TASK TO COMPLETE: Search the listing for "page" and copy every line where it appears.

EXERCISE MATERIALS:
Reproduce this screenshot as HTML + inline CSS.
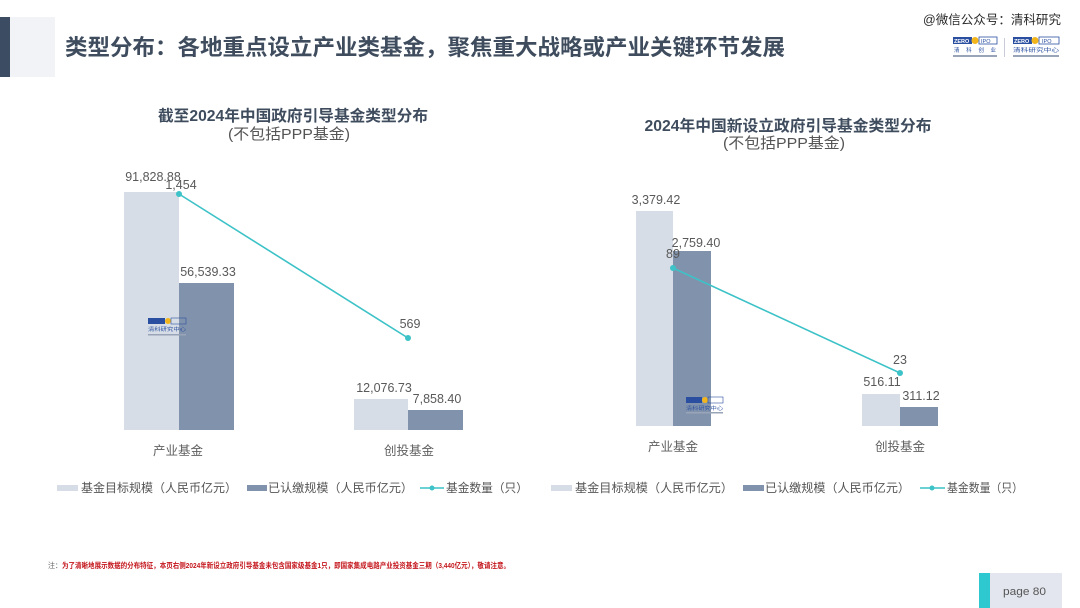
<!DOCTYPE html>
<html>
<head>
<meta charset="utf-8">
<style>
  html,body{margin:0;padding:0;background:#fff;}
  body{width:1080px;height:608px;overflow:hidden;}
  svg{display:block;}
  text{font-family:"Liberation Sans","Noto Sans CJK SC",sans-serif;}
</style>
</head>
<body>
<svg width="1080" height="608" viewBox="0 0 1080 608" xmlns="http://www.w3.org/2000/svg">
  <rect x="0" y="0" width="1080" height="608" fill="#ffffff"/>

  <!-- Header -->
  <rect x="10" y="17" width="45" height="60" fill="#f1f3f7"/>
  <rect x="0" y="17" width="10" height="60" fill="#3c4d63"/>
  <text x="65" y="55" font-size="22" font-weight="bold" fill="#3e4c5e" textLength="720" lengthAdjust="spacingAndGlyphs">类型分布：各地重点设立产业类基金，聚焦重大战略或产业关键环节发展</text>

  <!-- watermark top right -->
  <text x="923" y="24" font-size="12.5" fill="#2a2a2a" textLength="138" lengthAdjust="spacingAndGlyphs">@微信公众号：清科研究</text>
  <!-- logo 1 -->
  <g>
    <rect x="953" y="37" width="19" height="7" fill="#2a4fa0"/>
    <text x="954" y="43" font-size="5.5" font-weight="bold" fill="#fff">ZERO</text>
    <circle cx="975" cy="40.5" r="3.5" fill="#f2b51c"/>
    <rect x="979" y="37" width="18" height="7" fill="none" stroke="#2a4fa0" stroke-width="0.8"/>
    <text x="981" y="43" font-size="5.5" fill="#2a4fa0">IPO</text>
    <text x="954" y="52" font-size="5.5" fill="#2a4fa0" textLength="42" lengthAdjust="spacing">清科创业</text>
    <rect x="953" y="55" width="44" height="2" fill="#9aa4b8"/>
    <rect x="1004" y="38" width="1" height="19" fill="#c8cdd8"/>
  </g>
  <!-- logo 2 -->
  <g>
    <rect x="1013" y="37" width="19" height="7" fill="#2a4fa0"/>
    <text x="1014" y="43" font-size="5.5" font-weight="bold" fill="#fff">ZERO</text>
    <circle cx="1035" cy="40.5" r="3.5" fill="#f2b51c"/>
    <rect x="1039" y="37" width="20" height="7" fill="none" stroke="#2a4fa0" stroke-width="0.8"/>
    <text x="1042" y="43" font-size="5.5" fill="#2a4fa0">IPO</text>
    <text x="1013" y="52" font-size="5.5" fill="#2a4fa0" textLength="46" lengthAdjust="spacingAndGlyphs">清科研究中心</text>
    <rect x="1013" y="55" width="46" height="2" fill="#9aa4b8"/>
  </g>

  <!-- ===== Left chart ===== -->
  <text x="293" y="121" font-size="15.5" font-weight="bold" fill="#3e4c5e" text-anchor="middle" textLength="270" lengthAdjust="spacingAndGlyphs">截至2024年中国政府引导基金类型分布</text>
  <text x="289" y="139" font-size="15" fill="#555" text-anchor="middle" textLength="122" lengthAdjust="spacingAndGlyphs">(不包括PPP基金)</text>

  <rect x="124" y="192" width="55" height="238" fill="#d6dde6"/>
  <rect x="179" y="283" width="55" height="147" fill="#8193ac"/>
  <rect x="354" y="399" width="54" height="31" fill="#d6dde6"/>
  <rect x="408" y="410" width="55" height="20" fill="#8193ac"/>

  <!-- in-chart logo -->
  <g>
    <rect x="148" y="318" width="17" height="6" fill="#2a4fa0"/>
    <circle cx="168" cy="321" r="3" fill="#f2b51c"/>
    <rect x="171" y="318" width="15" height="6" fill="none" stroke="#2a4fa0" stroke-width="0.6"/>
    <text x="148" y="331" font-size="5" fill="#2a4fa0" textLength="38" lengthAdjust="spacingAndGlyphs">清科研究中心</text>
    <rect x="148" y="334" width="38" height="1.5" fill="#9aa4b8"/>
  </g>

  <polyline points="179,194 408,338" fill="none" stroke="#3cc2c7" stroke-width="1.6"/>
  <circle cx="179" cy="194" r="3" fill="#3cc2c7"/>
  <circle cx="408" cy="338" r="3" fill="#3cc2c7"/>

  <g font-size="12.5" fill="#595959" text-anchor="middle">
    <text x="153" y="181">91,828.88</text>
    <text x="181" y="189">1,454</text>
    <text x="208" y="276">56,539.33</text>
    <text x="410" y="328">569</text>
    <text x="384" y="392">12,076.73</text>
    <text x="437" y="403">7,858.40</text>
  </g>
  <g font-size="12.5" fill="#5f5f5f" text-anchor="middle">
    <text x="178" y="455">产业基金</text>
    <text x="409" y="455">创投基金</text>
  </g>

  <!-- left legend -->
  <rect x="57" y="485" width="21" height="6" fill="#d6dde6"/>
  <text x="81" y="492" font-size="12" fill="#555" textLength="156" lengthAdjust="spacingAndGlyphs">基金目标规模（人民币亿元）</text>
  <rect x="247" y="485" width="20" height="6" fill="#8193ac"/>
  <text x="268" y="492" font-size="12" fill="#555" textLength="145" lengthAdjust="spacingAndGlyphs">已认缴规模（人民币亿元）</text>
  <line x1="420" y1="488" x2="444" y2="488" stroke="#3cc2c7" stroke-width="1.6"/>
  <circle cx="432" cy="488" r="2.5" fill="#3cc2c7"/>
  <text x="446" y="492" font-size="12" fill="#555" textLength="82" lengthAdjust="spacingAndGlyphs">基金数量（只）</text>

  <!-- ===== Right chart ===== -->
  <text x="788" y="131" font-size="15.5" font-weight="bold" fill="#3e4c5e" text-anchor="middle" textLength="287" lengthAdjust="spacingAndGlyphs">2024年中国新设立政府引导基金类型分布</text>
  <text x="784" y="148" font-size="15" fill="#555" text-anchor="middle" textLength="122" lengthAdjust="spacingAndGlyphs">(不包括PPP基金)</text>

  <rect x="636" y="211" width="37" height="215" fill="#d6dde6"/>
  <rect x="673" y="251" width="38" height="175" fill="#8193ac"/>
  <rect x="862" y="394" width="38" height="32" fill="#d6dde6"/>
  <rect x="900" y="407" width="38" height="19" fill="#8193ac"/>

  <!-- in-chart logo right -->
  <g>
    <rect x="686" y="397" width="16" height="6" fill="#2a4fa0"/>
    <circle cx="705" cy="400" r="3" fill="#f2b51c"/>
    <rect x="708" y="397" width="15" height="6" fill="none" stroke="#2a4fa0" stroke-width="0.6"/>
    <text x="686" y="410" font-size="5" fill="#2a4fa0" textLength="37" lengthAdjust="spacingAndGlyphs">清科研究中心</text>
    <rect x="686" y="412" width="37" height="1.5" fill="#9aa4b8"/>
  </g>

  <polyline points="673,268 900,373" fill="none" stroke="#3cc2c7" stroke-width="1.6"/>
  <circle cx="673" cy="268" r="3" fill="#3cc2c7"/>
  <circle cx="900" cy="373" r="3" fill="#3cc2c7"/>

  <g font-size="12.5" fill="#595959" text-anchor="middle">
    <text x="656" y="204">3,379.42</text>
    <text x="696" y="247">2,759.40</text>
    <text x="673" y="258">89</text>
    <text x="900" y="364">23</text>
    <text x="882" y="386">516.11</text>
    <text x="921" y="400">311.12</text>
  </g>
  <g font-size="12.5" fill="#5f5f5f" text-anchor="middle">
    <text x="673" y="451">产业基金</text>
    <text x="900" y="451">创投基金</text>
  </g>

  <!-- right legend -->
  <rect x="551" y="485" width="21" height="6" fill="#d6dde6"/>
  <text x="575" y="492" font-size="12" fill="#555" textLength="158" lengthAdjust="spacingAndGlyphs">基金目标规模（人民币亿元）</text>
  <rect x="743" y="485" width="21" height="6" fill="#8193ac"/>
  <text x="765" y="492" font-size="12" fill="#555" textLength="145" lengthAdjust="spacingAndGlyphs">已认缴规模（人民币亿元）</text>
  <line x1="920" y1="488" x2="945" y2="488" stroke="#3cc2c7" stroke-width="1.6"/>
  <circle cx="932" cy="488" r="2.5" fill="#3cc2c7"/>
  <text x="947" y="492" font-size="12" fill="#555" textLength="76" lengthAdjust="spacingAndGlyphs">基金数量（只）</text>

  <!-- footer note -->
  <text x="48" y="568" font-size="7.5" fill="#666" textLength="14" lengthAdjust="spacingAndGlyphs">注：</text>
  <text x="62" y="568" font-size="7.5" font-weight="bold" fill="#c4161c" textLength="448" lengthAdjust="spacingAndGlyphs">为了清晰地展示数据的分布特征，本页右侧2024年新设立政府引导基金未包含国家级基金1只，即国家集成电路产业投资基金三期（3,440亿元），敬请注意。</text>

  <!-- page box -->
  <rect x="979" y="573" width="83" height="35" fill="#e3e6ee"/>
  <rect x="979" y="573" width="11" height="35" fill="#2ec8d0"/>
  <text x="1003" y="595" font-size="11" fill="#555" textLength="43" lengthAdjust="spacingAndGlyphs">page  80</text>
</svg>
</body>
</html>
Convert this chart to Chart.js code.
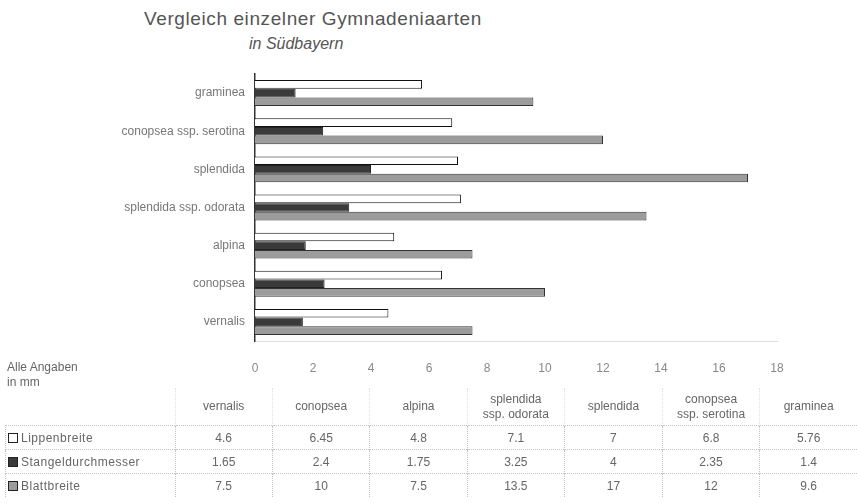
<!DOCTYPE html>
<html>
<head>
<meta charset="utf-8">
<script src="https://cdn.jsdelivr.net/npm/chart.js@4"></script>
<style>
  body { margin: 0; background: #fff; font-family: "Liberation Sans", Arial, sans-serif; }
  #wrap { position: relative; width: 857px; height: 503px; overflow: hidden; }
  #chart { position: absolute; left: 0; top: 0; }
  .title1 { position: absolute; left: 144px; top: 8px; font-size: 19px; letter-spacing: 0.6px; color: #555; white-space: nowrap; }
  .title2 { position: absolute; left: 249px; top: 35px; font-size: 16px; font-style: italic; color: #555; white-space: nowrap; }
  .note { position: absolute; left: 7px; top: 360px; font-size: 12px; line-height: 15px; color: #666; }
  table { position: absolute; left: 5px; top: 388px; border-collapse: collapse; font-size: 12px; color: #666; }
  td, th { font-weight: normal; text-align: center; padding: 0; }
  th { height: 37px; line-height: 15px; width: 98px; }
  td { height: 23px; }
  td.lab { text-align: left; width: 168px; padding-left: 2px; letter-spacing: 0.5px; }
  tbody tr td { border-top: 1px dotted #c4c4c4; }
  tbody tr td + td { border-left: 1px dotted #c4c4c4; }
  tbody tr td.lab { border-left: 1px dotted #c4c4c4; }
  th + th { border-left: 1px dotted #e0e0e0; }
  .sw { display: inline-block; width: 8px; height: 8px; border: 1px solid #222; margin-right: 3px; vertical-align: -1px; }
</style>
</head>
<body>
<div id="wrap">
  <div class="title1">Vergleich einzelner Gymnadeniaarten</div>
  <div class="title2">in Südbayern</div>
  <canvas id="chart" width="857" height="385"></canvas>
  <div class="note">Alle Angaben<br>in mm</div>
  <table id="tbl"></table>
</div>
<script>
// Arten (in table order, left to right)
const species = ['vernalis', 'conopsea', 'alpina', 'splendida ssp. odorata', 'splendida', 'conopsea ssp. serotina', 'graminea'];

// Werte in mm
const lippenbreite = [4.6, 6.45, 4.8, 7.1, 7, 6.8, 5.76];
const stangeldurchmesser = [1.65, 2.4, 1.75, 3.25, 4, 2.35, 1.4];
const blattbreite = [7.5, 10, 7.5, 13.5, 17, 12, 9.6];

// x axis
const xMin = 0;
const xMax = 18;
const xStep = 2;

const series = [
  { label: 'Lippenbreite', data: lippenbreite, fill: '#ffffff', border: '#111' },
  { label: 'Stangeldurchmesser', data: stangeldurchmesser, fill: '#3a3a3a', border: '#222' },
  { label: 'Blattbreite', data: blattbreite, fill: '#9c9c9c', border: '#333' },
];

// Chart shows graminea on top, vernalis at the bottom
const rev = (arr) => arr.slice().reverse();

new Chart(document.getElementById('chart'), {
  type: 'bar',
  data: {
    labels: rev(species),
    datasets: series.map((s) => ({
      label: s.label,
      data: rev(s.data),
      backgroundColor: s.fill,
      borderColor: s.border,
      borderWidth: 1,
      barPercentage: 1,
      categoryPercentage: 0.68,
    })),
  },
  options: {
    indexAxis: 'y',
    responsive: false,
    animation: false,
    layout: { padding: { top: 74, right: 80, left: 0, bottom: 0 } },
    plugins: { legend: { display: false }, tooltip: { enabled: false } },
    scales: {
      x: {
        min: xMin,
        max: xMax,
        ticks: { stepSize: xStep, color: '#888', padding: 20, font: { size: 12, family: 'Liberation Sans' } },
        grid: { display: false, drawTicks: false },
        border: { display: true, color: '#ddd', dash: [2, 5] },
        afterFit: (scale) => { scale.height = 44; },
      },
      y: {
        ticks: { color: '#777', padding: 10, font: { size: 12, family: 'Liberation Sans' } },
        grid: { display: false, drawTicks: false },
        border: { display: true, color: '#333', width: 1.5 },
        afterFit: (scale) => { scale.width = 255; },
      },
    },
  },
});

// Data table below the chart
const tbl = document.getElementById('tbl');
let html = '<thead><tr><th style="width:170px"></th>';
species.forEach((sp) => {
  html += '<th>' + sp.replace(' ssp.', '<br>ssp.') + '</th>';
});
html += '</tr></thead><tbody>';
series.forEach((s) => {
  html += '<tr><td class="lab"><span class="sw" style="background:' + s.fill + '"></span>' + s.label + '</td>';
  s.data.forEach((v) => { html += '<td>' + v + '</td>'; });
  html += '</tr>';
});
html += '</tbody>';
tbl.innerHTML = html;
</script>
</body>
</html>
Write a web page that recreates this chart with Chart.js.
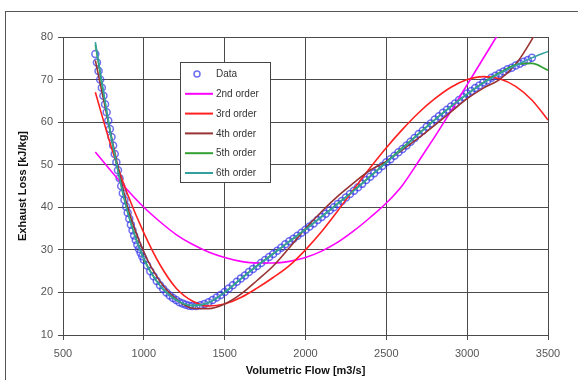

TASK RESPONSE:
  <!-- page box -->
  <text x="1003" y="595" font-size="11" fill="#555" textLength="43" lengthAdjust="spacingAndGlyphs">page  80</text>
Write a web page that recreates this chart with Chart.js.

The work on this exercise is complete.